Fascinating, Not Famous

Every year about now, the media introduce us to the most fascinating people of the prior year.

They always overlook people like Joe Horne.

A tailgunner in the Army Air Corps during World War II, Horne and his crew enjoyed 11 successful missions.

They didn’t expect to survive their 12th: orders to bomb a heavily guarded munitions plant in Munich.

As they approached their target, Horne fought off German fighter planes. German flak was another matter.

Heavy flak hit the plane hard. It lost altitude so fast that its windows shattered. The landing gear was destroyed.

Their only hope was to make it across the Swiss border for a crash landing.

As the plane’s belly hit the ground — as uprooted earth and stones whipped through the broken windows — the pilot told the crew to evacuate before the plane exploded.

Horne dived out a window and was bruised and cut as he tumbled along the ground — but he survived.

The Swiss would detain him in internment camps in Adelboden, Switzerland, for six months — camps, writes Cathryn Prince in “Shot from the Sky,” that were a dark secret of World War II.

So long as he did as told, he was free to move about the town. He learned to ski and even had time to fall in love with a beautiful Swiss girl.

But he and a few others crossed the line when they got into a fistfight with Nazi sympathizers.

They spent 30 days in the Wauwilermoos military prison in Lucerne, where they received little food or water and occasional beatings.

After his release there, he and his crew were about to attempt an escape from their camp when word arrived that all Americans detained in Switzerland were being repatriated.

On leave in Pittsburgh, Horne attended a dance. He fell hard for a striking woman across the room — love at first sight. Her name was Dorothy Kvederis. He would marry her four years later.

He joined the post office in 1946, when he was discharged. After two and a half years of attending college at night, Horne decided to suspend his studies.

He was happy with his life.

By 1954, he and Dorothy had saved enough to buy a house — the house in which he still lives.

He and Dorothy would be blessed with a daughter and two sons — a teacher, dentist and corporate executive, respectively.

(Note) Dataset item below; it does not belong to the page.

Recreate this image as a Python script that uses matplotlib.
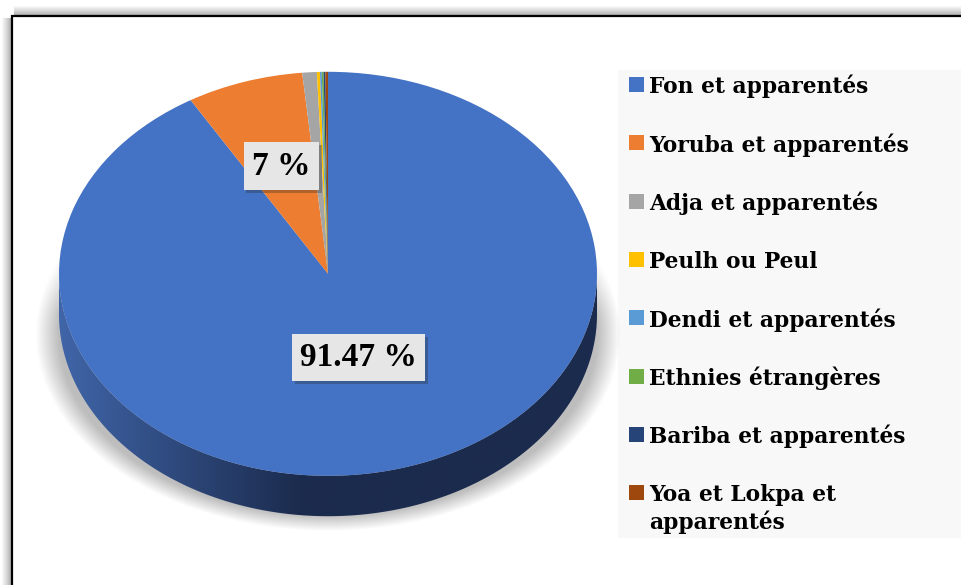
import numpy as np
import matplotlib.pyplot as plt
from matplotlib.patches import Rectangle, Polygon
from matplotlib.colors import to_rgb
import matplotlib.patheffects as pe

# données : répartition des ethnies (%)
ethnies = ['Fon et apparentés', 'Yoruba et apparentés', 'Adja et apparentés',
           'Peulh ou Peul', 'Dendi et apparentés', 'Ethnies étrangères',
           'Bariba et apparentés', 'Yoa et Lokpa et\napparentés']
parts = [91.47, 7.0, 0.87, 0.18, 0.11, 0.11, 0.11, 0.15]
etiquettes = ['91.47 %', '7 %', '', '', '', '', '', '']
couleurs = ['#4472c4', '#ed7d31', '#a5a5a5', '#ffc000',
            '#5b9bd5', '#70ad47', '#264478', '#9e480e']

W, H = 961, 585
police = 'Liberation Serif'
police_leg = 'DejaVu Serif'
epaisseur = 0.2   # profondeur du camembert 3D (unités du rayon)

fig = plt.figure(figsize=(W / 100, H / 100), dpi=100)

# fond en pixels : cadre, ombre du cadre, légende
fond = fig.add_axes([0, 0, 1, 1])
fond.set_xlim(0, W)
fond.set_ylim(H, 0)
fond.axis('off')

for k in range(1, 12):
    g = 0.6 + 0.4 * (k / 11) ** 0.8
    fond.plot([12 - k, 12 - k], [16 + 2, H], color=str(g), lw=0.75, zorder=1)
    fond.plot([12 + 2, W], [16 - k, 16 - k], color=str(g), lw=0.75, zorder=1)
fond.plot([12, 12, W], [H, 16, 16], color='black', lw=1.6, zorder=2,
          solid_joinstyle='miter')

fond.add_patch(Rectangle((618, 70), W - 618, 468, facecolor='#f8f8f8',
                         edgecolor='none', zorder=1))
for i, (lab, col) in enumerate(zip(ethnies, couleurs)):
    yb = 93.3 + 58.3 * i
    fond.add_patch(Rectangle((629, yb - 16.3), 15, 15, facecolor=col,
                             edgecolor='none', zorder=3))
    for j, ligne in enumerate(lab.split('\n')):
        fond.text(649, yb + 28 * j, ligne, fontsize=15.7, fontweight='bold',
                  family=police_leg, va='baseline', ha='left', color='black',
                  zorder=3)

# camembert
ax = fig.add_axes([5.2 / W, 28.4 / H, 645.6 / W, 525.2 / H])
ax.patch.set_alpha(0)

angles = np.cumsum([0] + parts) / 100 * 360   # sens horaire depuis midi

# ombre douce sous le camembert
xs = np.linspace(-1.2, 1.2, 400)
ys = np.linspace(-1.4, 0.8, 400)
X, Y = np.meshgrid(xs, ys)
r = np.sqrt((X / 1.09) ** 2 + ((Y + 0.3) / 0.975) ** 2)
a = np.clip((1.0 - r) / 0.08, 0, 1) * np.clip((0.3 - Y) / 0.5, 0, 1) * 0.26
ombre = np.zeros(X.shape + (4,))
ombre[..., 3] = a
ax.imshow(ombre, extent=(-1.2, 1.2, -1.4, 0.8), origin='lower',
          aspect='auto', zorder=0.1, interpolation='bilinear')

# flanc visible (moitié avant)
for k in range(len(parts)):
    t0 = max(angles[k], 90)
    t1 = min(angles[k + 1], 270)
    if t1 <= t0:
        continue
    th = np.radians(np.linspace(t0, t1, 200))
    haut = np.column_stack([np.sin(th), np.cos(th)])
    bas = np.column_stack([np.sin(th[::-1]), np.cos(th[::-1]) - epaisseur])
    flanc = Polygon(np.vstack([haut, bas]), closed=True, facecolor='none',
                    edgecolor='none', zorder=0.9)
    ax.add_patch(flanc)
    c1 = np.array(to_rgb('#4065a8'))
    c2 = np.array(to_rgb('#1b2b4d'))
    gx = np.linspace(-1.05, 1.05, 300)
    f = np.clip((gx + 1.0) / 0.9, 0, 1)[None, :, None]
    grad = c1 * (1 - f) + c2 * f
    im = ax.imshow(grad, extent=(-1.05, 1.05, -1.25, 0.05), aspect='auto',
                   zorder=0.9, interpolation='bilinear')
    im.set_clip_path(flanc)

wedges, _ = ax.pie(parts, colors=couleurs, startangle=90, counterclock=False,
                   wedgeprops=dict(linewidth=0))
for w in wedges:
    w.set_zorder(1)

# étiquettes de données
dist_etiq = [0.43, 0.56]
for k, txt in enumerate(etiquettes):
    if not txt:
        continue
    mid = np.radians((angles[k] + angles[k + 1]) / 2)
    t = ax.text(dist_etiq[k] * np.sin(mid), dist_etiq[k] * np.cos(mid), txt,
                fontsize=24, fontweight='bold', family=police,
                ha='center', va='center', zorder=5,
                bbox=dict(boxstyle='square,pad=0.25', facecolor='#e6e6e6',
                          edgecolor='none'))
    t.get_bbox_patch().set_path_effects(
        [pe.withSimplePatchShadow(offset=(2, -2), shadow_rgbFace='0.15',
                                  alpha=0.3)])

ax.set_aspect('auto')
ax.set_xlim(-1.2, 1.2)
ax.set_ylim(-1.4, 1.2)
ax.axis('off')

fig.savefig('out.png', dpi=100)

He loved his job. During the last 40 years of his 46-year postal career, he delivered mail in a predominantly black section of Pittsburgh, PA.

Despite numerous opportunities to take over cushier routes inside air-conditioned high-rise buildings, he loved his route and would give it up only when he retired in 1992.

He and Dorothy finally had time to enjoy life. They traveled. They attended church every morning. They spent time with family and friends.

Their carefree existence ended on Oct. 4, 1992, when Dorothy suffered a stroke. Horne would spend the next 14 years caring for her — getting no more than two hours of sleep every night — until she died in 2006.

Now 87, he misses her desperately, but his days are full.

The old Irishman (his grandfather changed the family name from “Horan” to “Horne,” hoping it would help him find work at a time when the Irish faced “need not apply” signs is a passionate Notre Dame fan.

He has a zest for living, a fine wit and he puts a spring in the step of anyone lucky enough to cross his path.

Yeah, he was never famous or rich, but he was surely influential. Great civilizations are built on the shoulders of such giants.

If only the media featured more people like Joe Horne at this time every year.